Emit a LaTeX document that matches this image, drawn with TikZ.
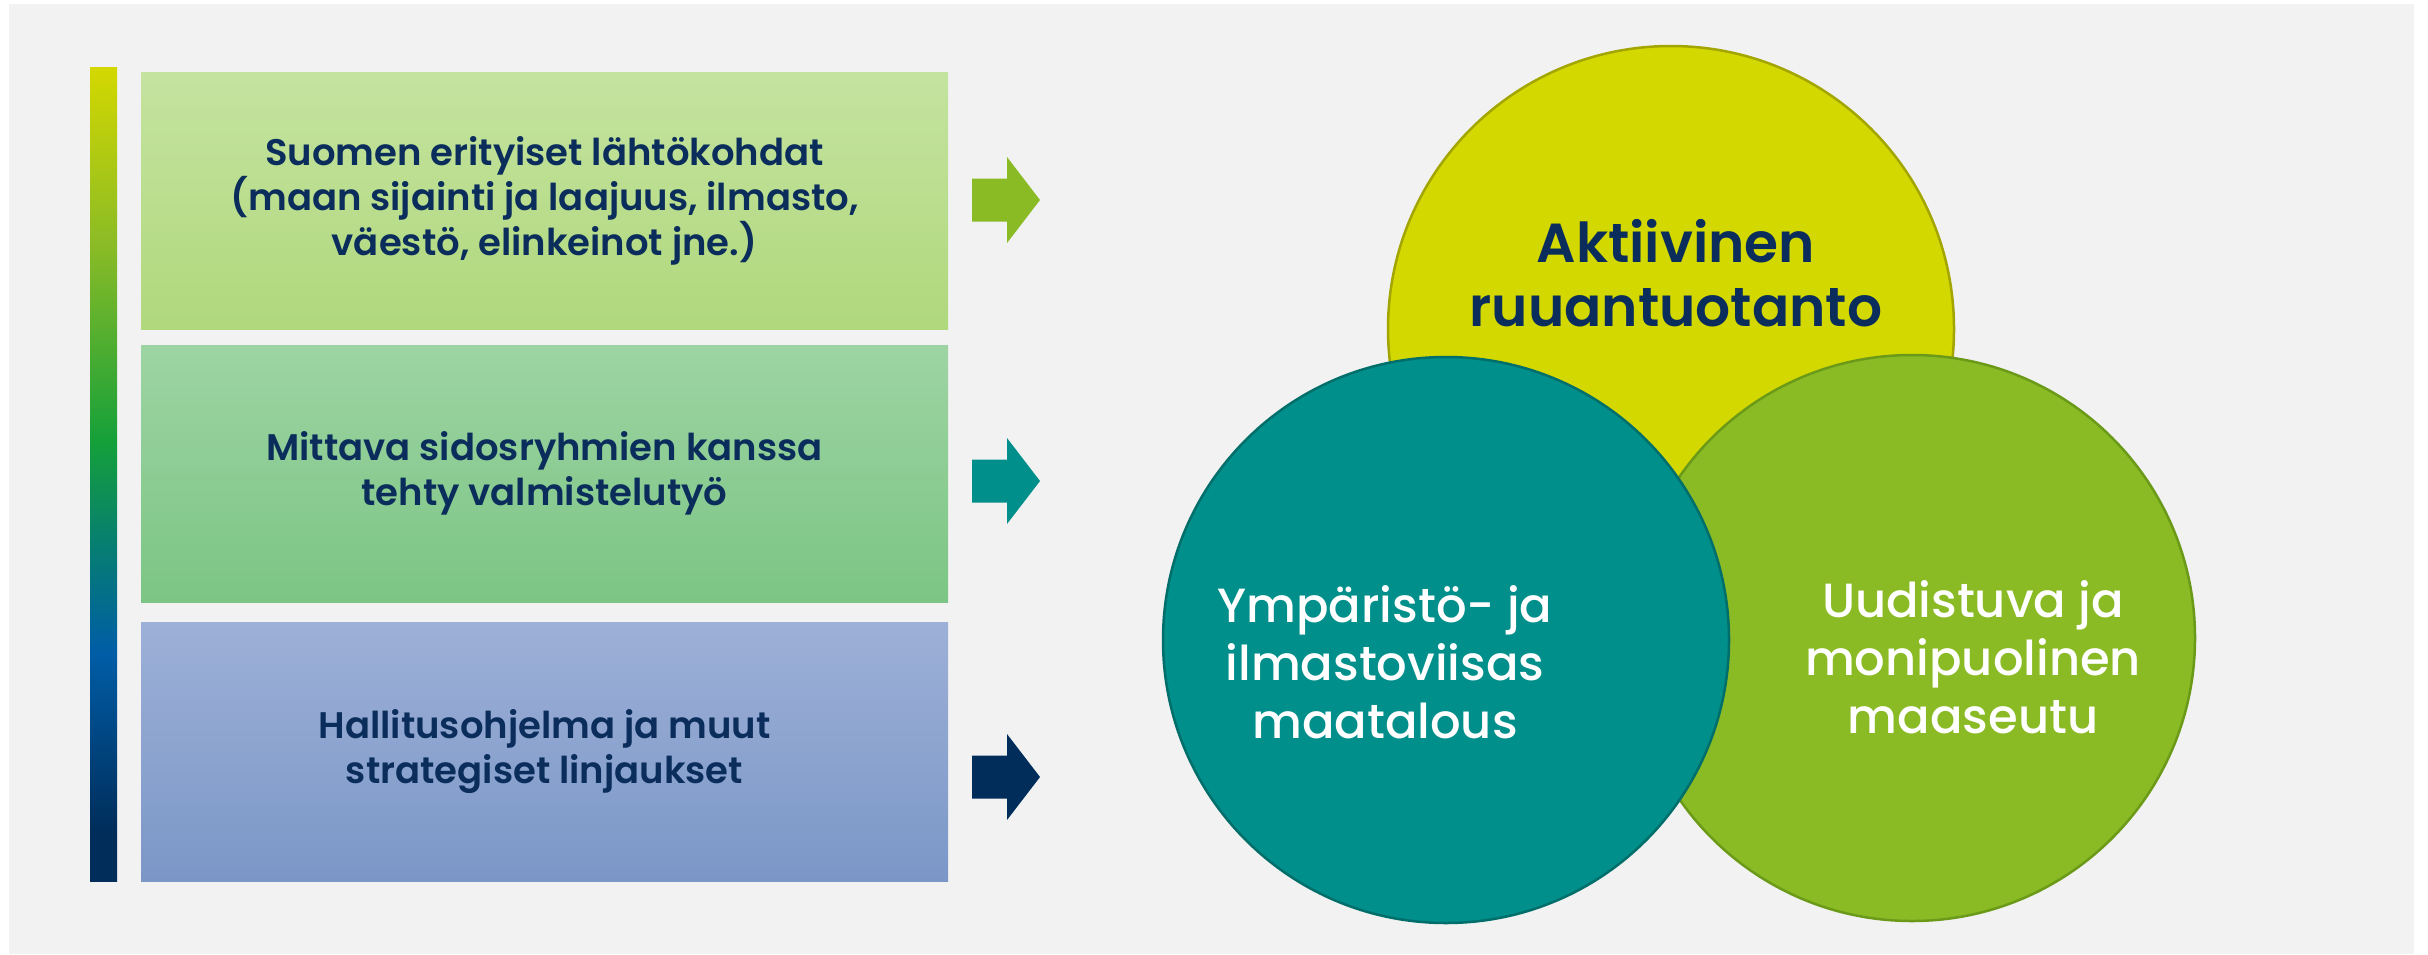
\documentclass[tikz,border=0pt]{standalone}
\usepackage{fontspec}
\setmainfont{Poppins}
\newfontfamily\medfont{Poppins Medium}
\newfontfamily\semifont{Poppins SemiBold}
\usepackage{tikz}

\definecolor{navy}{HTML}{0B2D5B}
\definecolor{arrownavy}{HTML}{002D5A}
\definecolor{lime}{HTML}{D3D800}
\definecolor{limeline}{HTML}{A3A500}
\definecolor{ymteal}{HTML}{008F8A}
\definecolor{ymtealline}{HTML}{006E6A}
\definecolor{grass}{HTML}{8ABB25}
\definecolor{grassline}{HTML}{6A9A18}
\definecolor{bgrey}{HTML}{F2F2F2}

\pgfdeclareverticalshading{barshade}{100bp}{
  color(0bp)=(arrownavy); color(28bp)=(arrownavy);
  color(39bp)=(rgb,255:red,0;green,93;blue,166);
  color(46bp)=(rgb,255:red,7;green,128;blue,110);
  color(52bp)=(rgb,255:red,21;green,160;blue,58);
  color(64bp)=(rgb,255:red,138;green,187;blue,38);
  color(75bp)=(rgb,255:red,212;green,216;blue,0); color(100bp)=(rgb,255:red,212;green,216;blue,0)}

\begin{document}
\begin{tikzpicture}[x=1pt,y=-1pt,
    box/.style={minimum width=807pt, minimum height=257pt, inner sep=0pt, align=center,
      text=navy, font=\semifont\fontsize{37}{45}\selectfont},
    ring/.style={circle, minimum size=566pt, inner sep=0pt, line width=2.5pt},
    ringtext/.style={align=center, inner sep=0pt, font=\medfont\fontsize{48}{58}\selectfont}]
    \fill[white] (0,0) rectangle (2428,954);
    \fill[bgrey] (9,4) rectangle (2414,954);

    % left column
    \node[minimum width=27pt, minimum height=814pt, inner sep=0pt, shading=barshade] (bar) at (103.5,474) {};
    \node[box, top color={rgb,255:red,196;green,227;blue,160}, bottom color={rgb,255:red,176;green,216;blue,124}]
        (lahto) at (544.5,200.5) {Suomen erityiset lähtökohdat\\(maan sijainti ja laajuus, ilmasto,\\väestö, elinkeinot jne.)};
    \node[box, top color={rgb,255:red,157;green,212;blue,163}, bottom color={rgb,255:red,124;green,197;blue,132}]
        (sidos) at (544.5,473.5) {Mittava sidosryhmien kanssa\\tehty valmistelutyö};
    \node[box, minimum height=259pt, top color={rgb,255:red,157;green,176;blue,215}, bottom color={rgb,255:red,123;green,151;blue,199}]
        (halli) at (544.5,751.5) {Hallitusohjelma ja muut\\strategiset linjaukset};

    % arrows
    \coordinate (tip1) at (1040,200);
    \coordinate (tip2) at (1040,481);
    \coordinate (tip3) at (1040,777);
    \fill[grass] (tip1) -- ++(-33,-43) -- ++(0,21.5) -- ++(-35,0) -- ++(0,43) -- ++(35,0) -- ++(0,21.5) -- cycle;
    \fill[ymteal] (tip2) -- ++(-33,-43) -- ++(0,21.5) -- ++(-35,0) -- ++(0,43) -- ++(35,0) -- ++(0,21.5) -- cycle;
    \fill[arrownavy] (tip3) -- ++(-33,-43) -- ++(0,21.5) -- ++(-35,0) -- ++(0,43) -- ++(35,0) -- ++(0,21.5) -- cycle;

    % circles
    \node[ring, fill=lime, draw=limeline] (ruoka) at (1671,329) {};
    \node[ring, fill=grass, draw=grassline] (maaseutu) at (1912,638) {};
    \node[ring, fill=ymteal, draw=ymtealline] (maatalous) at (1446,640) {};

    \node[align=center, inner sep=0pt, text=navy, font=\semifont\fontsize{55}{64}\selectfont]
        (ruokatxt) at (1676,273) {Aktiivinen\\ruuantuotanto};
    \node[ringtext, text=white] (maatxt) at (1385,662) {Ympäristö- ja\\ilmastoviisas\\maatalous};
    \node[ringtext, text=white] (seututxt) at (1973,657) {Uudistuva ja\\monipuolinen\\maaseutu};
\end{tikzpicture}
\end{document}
-=-=-
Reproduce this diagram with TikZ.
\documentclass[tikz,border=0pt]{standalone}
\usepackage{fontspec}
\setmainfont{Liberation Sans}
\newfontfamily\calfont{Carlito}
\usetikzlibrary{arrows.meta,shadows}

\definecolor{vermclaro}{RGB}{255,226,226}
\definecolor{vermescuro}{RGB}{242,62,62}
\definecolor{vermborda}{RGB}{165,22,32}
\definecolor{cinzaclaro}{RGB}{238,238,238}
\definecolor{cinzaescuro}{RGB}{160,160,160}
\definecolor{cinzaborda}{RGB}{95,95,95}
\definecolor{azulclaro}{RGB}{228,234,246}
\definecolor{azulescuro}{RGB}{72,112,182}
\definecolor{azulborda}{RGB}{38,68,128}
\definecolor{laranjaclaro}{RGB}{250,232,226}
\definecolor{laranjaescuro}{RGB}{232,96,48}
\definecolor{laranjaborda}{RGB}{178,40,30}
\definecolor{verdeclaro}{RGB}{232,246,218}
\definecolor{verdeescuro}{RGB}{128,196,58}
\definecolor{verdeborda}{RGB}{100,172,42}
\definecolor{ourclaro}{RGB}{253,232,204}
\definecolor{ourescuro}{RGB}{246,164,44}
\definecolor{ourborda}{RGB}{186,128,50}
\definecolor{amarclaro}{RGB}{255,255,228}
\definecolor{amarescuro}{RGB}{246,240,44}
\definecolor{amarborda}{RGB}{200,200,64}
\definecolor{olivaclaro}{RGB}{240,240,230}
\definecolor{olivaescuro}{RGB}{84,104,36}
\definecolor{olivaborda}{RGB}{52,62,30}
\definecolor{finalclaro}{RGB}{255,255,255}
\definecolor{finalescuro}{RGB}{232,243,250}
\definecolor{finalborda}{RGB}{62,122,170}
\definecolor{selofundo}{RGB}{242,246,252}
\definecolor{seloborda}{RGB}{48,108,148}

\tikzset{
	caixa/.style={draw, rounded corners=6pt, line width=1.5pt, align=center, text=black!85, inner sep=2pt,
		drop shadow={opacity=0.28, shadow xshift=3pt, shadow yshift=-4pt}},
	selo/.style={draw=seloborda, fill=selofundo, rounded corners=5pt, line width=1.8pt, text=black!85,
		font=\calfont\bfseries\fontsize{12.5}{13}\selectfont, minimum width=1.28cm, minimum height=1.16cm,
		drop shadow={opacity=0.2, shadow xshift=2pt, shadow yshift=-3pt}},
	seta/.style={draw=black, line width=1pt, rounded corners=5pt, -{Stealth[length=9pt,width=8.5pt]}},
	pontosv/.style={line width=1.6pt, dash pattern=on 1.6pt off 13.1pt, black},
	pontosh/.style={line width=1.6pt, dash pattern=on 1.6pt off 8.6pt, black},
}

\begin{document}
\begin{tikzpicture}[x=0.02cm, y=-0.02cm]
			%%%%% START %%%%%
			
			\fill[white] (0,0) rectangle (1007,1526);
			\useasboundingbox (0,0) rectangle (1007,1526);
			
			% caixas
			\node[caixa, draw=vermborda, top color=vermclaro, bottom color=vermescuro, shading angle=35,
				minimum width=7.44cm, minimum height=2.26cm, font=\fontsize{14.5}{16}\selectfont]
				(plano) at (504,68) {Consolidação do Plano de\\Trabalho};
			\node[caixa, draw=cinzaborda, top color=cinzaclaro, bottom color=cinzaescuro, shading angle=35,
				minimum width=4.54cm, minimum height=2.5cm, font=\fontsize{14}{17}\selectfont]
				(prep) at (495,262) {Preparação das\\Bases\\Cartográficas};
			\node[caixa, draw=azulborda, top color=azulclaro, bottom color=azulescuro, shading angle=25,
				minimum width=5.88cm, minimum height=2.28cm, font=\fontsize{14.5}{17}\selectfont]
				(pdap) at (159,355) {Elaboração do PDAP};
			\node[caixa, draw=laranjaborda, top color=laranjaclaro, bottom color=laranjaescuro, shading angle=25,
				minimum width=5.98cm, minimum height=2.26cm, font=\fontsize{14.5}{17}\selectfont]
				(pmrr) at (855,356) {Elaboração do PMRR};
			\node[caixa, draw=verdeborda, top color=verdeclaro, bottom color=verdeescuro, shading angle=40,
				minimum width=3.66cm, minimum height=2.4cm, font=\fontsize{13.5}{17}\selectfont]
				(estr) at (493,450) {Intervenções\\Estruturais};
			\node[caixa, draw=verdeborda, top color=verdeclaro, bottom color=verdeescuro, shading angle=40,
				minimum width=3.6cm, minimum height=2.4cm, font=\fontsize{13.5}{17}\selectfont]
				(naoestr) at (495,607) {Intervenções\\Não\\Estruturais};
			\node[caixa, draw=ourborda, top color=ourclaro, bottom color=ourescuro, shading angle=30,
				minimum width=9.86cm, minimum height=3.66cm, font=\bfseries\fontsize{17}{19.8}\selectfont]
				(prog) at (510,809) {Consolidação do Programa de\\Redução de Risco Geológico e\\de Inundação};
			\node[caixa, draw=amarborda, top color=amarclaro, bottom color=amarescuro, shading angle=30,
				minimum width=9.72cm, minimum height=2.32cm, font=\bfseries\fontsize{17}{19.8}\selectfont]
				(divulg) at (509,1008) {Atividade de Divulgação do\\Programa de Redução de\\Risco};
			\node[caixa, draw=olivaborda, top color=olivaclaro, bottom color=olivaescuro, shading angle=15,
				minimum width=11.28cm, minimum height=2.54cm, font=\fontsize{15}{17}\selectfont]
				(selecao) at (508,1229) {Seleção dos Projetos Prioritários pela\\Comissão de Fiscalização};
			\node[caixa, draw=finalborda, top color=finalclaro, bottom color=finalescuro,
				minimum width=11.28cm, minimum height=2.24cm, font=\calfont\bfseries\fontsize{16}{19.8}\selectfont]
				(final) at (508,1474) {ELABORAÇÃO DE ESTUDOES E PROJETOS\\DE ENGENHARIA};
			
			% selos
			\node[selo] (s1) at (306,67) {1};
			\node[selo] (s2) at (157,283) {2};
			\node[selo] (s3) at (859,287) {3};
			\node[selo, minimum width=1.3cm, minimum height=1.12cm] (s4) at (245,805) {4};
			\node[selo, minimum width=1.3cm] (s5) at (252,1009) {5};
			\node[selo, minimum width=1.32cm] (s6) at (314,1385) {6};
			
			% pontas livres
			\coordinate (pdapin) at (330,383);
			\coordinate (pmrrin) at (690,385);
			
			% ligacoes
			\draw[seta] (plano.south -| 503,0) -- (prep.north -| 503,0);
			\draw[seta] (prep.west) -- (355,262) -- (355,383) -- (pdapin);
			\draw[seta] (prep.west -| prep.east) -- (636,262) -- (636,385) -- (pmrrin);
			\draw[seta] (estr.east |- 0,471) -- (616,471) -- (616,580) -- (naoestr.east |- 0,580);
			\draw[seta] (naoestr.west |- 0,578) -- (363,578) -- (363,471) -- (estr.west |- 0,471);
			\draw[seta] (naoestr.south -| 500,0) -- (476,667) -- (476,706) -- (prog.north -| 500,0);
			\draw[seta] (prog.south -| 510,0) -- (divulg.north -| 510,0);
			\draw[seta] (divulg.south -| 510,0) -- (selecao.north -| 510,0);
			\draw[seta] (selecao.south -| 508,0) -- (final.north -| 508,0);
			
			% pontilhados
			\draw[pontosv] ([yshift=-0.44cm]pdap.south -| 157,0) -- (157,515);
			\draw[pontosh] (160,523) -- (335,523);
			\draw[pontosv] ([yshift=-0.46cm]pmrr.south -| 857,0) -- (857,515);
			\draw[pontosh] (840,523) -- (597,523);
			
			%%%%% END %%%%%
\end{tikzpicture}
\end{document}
-=-=-
• Challenge
Any pictures should be left out. Reproduce every line from the one holding "Emit a LaTeX" down to the one holding "(9,4) rectangle (2414,954);", both of those lines included.

• Result
Emit a LaTeX document that matches this image, drawn with TikZ.
\documentclass[tikz,border=0pt]{standalone}
\usepackage{fontspec}
\setmainfont{Poppins}
\newfontfamily\medfont{Poppins Medium}
\newfontfamily\semifont{Poppins SemiBold}
\usepackage{tikz}

\definecolor{navy}{HTML}{0B2D5B}
\definecolor{arrownavy}{HTML}{002D5A}
\definecolor{lime}{HTML}{D3D800}
\definecolor{limeline}{HTML}{A3A500}
\definecolor{ymteal}{HTML}{008F8A}
\definecolor{ymtealline}{HTML}{006E6A}
\definecolor{grass}{HTML}{8ABB25}
\definecolor{grassline}{HTML}{6A9A18}
\definecolor{bgrey}{HTML}{F2F2F2}

\pgfdeclareverticalshading{barshade}{100bp}{
  color(0bp)=(arrownavy); color(28bp)=(arrownavy);
  color(39bp)=(rgb,255:red,0;green,93;blue,166);
  color(46bp)=(rgb,255:red,7;green,128;blue,110);
  color(52bp)=(rgb,255:red,21;green,160;blue,58);
  color(64bp)=(rgb,255:red,138;green,187;blue,38);
  color(75bp)=(rgb,255:red,212;green,216;blue,0); color(100bp)=(rgb,255:red,212;green,216;blue,0)}

\begin{document}
\begin{tikzpicture}[x=1pt,y=-1pt,
    box/.style={minimum width=807pt, minimum height=257pt, inner sep=0pt, align=center,
      text=navy, font=\semifont\fontsize{37}{45}\selectfont},
    ring/.style={circle, minimum size=566pt, inner sep=0pt, line width=2.5pt},
    ringtext/.style={align=center, inner sep=0pt, font=\medfont\fontsize{48}{58}\selectfont}]
    \fill[white] (0,0) rectangle (2428,954);
    \fill[bgrey] (9,4) rectangle (2414,954);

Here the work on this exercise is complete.